Asosiasi Produsen Serat dan Benang Filament Indonesia (APSyFI) kembali mendesak pemerintah untuk menerapkan Standar Nasional Indonesia (SNI) wajib bagi seluruh produk tekstil. Langkah ini dinilai penting guna melindungi industri dalam negeri dan menjadi strategi non-tarif untuk mengatasi defisit neraca perdagangan yang masih terjadi.

Sekretaris Jenderal APSyFI, Farhan Aqil, menyebut bahwa Indonesia dapat belajar dari India dalam hal regulasi standar wajib untuk produk tekstil. India telah menerapkan Quality Control Order (QCO) yang dikeluarkan oleh Bureau Indian Standard (BIS), yang mewajibkan seluruh produk, termasuk tekstil, untuk memenuhi standar tertentu.

"India telah menerapkan standar wajib secara bertahap, dimulai dari serat, benang, dan kemungkinan kain di masa mendatang. Penerapan ini dilakukan secara sistematis, sehingga industri dalam negerinya patuh terhadap standar tersebut," ujar Farhan pada Jumat (14/2/2025).

Dengan adanya standar ini, India dapat mengendalikan produk impor yang berdampak pada defisit perdagangan, sekaligus memberikan kesempatan bagi industri lokal untuk berkembang. Langkah ini terbukti efektif dalam meningkatkan daya saing industri tekstil dalam negeri.

Farhan menyoroti bahwa neraca perdagangan tekstil Indonesia juga mengalami defisit sekitar US$2-3 miliar. Secara volume, Indonesia lebih banyak mengimpor daripada mengekspor, dengan harga produk impor yang jauh lebih murah akibat praktik dumping. Menurutnya, penerapan standar wajib dapat menjadi hambatan non-tarif yang efektif untuk melindungi pasar domestik dari gempuran produk impor murah.

Namun, penerapan SNI wajib hingga kini belum mendapatkan persetujuan dari pemerintah. Salah satu kendala utama adalah dominasi usaha mikro, kecil, dan menengah (UMKM) dalam industri pakaian jadi. Kebijakan ini dinilai dapat memberatkan pelaku UMKM, terutama di tengah persaingan ketat dengan produk impor murah dan maraknya peredaran pakaian bekas.

"Kementerian Perindustrian akhirnya menarik usulan ini karena UMKM masih kesulitan bersaing, apalagi jika harus memenuhi standar SNI yang ketat," jelas Farhan.

Selain mendesak regulasi SNI wajib, APSyFI juga menyoroti lemahnya pengawasan terhadap aturan pelabelan berbahasa Indonesia. Banyak importir yang tidak mematuhi aturan ini, bahkan beberapa hanya menempelkan stiker label yang mudah hilang. Hal ini menjadi celah bagi masuknya produk yang tidak memenuhi standar kualitas.
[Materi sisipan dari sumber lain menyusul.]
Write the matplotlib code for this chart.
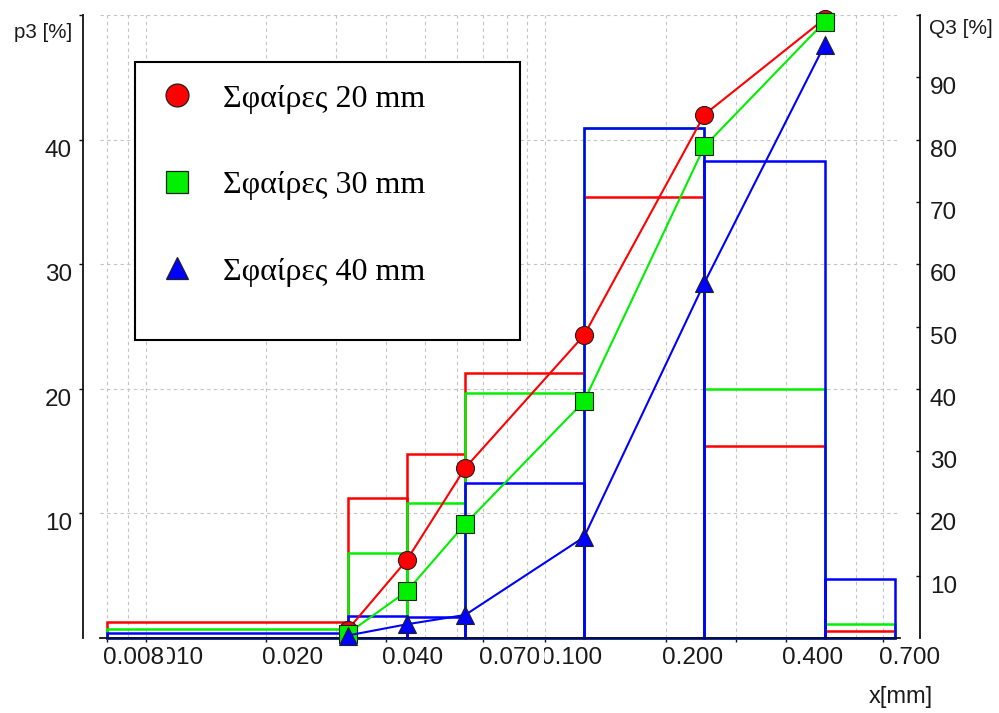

Persoalan ini turut menjadi perhatian Yayasan Konsumen Tekstil Indonesia (YKTI). Direktur Eksekutif YKTI, Ardiman Pribadi, menegaskan bahwa pemerintah harus lebih serius dalam menegakkan aturan kewajiban pelabelan berbahasa Indonesia dan SNI wajib.

"Aturan ini sangat penting bagi konsumen agar dapat mengetahui spesifikasi serta kualitas barang yang dibeli," ujar Ardiman.

Peraturan Menteri Perdagangan (Permendag) Nomor 25 Tahun 2021 sebenarnya telah mewajibkan semua jenis pakaian dan kain yang beredar di Indonesia untuk mencantumkan label dalam bahasa Indonesia. Namun, sejak aturan ini diberlakukan pada 2015, hingga kini masih minim upaya penegakan hukum yang serius.

Lebih mengkhawatirkan, penegakan hukum terhadap SNI pakaian bayi juga masih lemah. Produk yang seharusnya memenuhi standar keamanan dan keselamatan untuk bayi masih bebas beredar di pasaran, termasuk di platform online, tanpa memenuhi ketentuan SNI. Sayangnya, hingga kini belum ada tindakan tegas dari pihak berwenang.

YKTI mendesak pemerintah untuk segera mengambil langkah konkret dalam menegakkan aturan ini. Lemahnya penegakan hukum hanya akan merugikan konsumen, terutama dalam aspek keselamatan dan kualitas produk yang digunakan sehari-hari. Kejelasan regulasi dan ketegasan dalam implementasi kebijakan menjadi kunci agar industri tekstil Indonesia dapat bersaing secara global dan tidak semakin tertinggal dari negara lain, seperti India.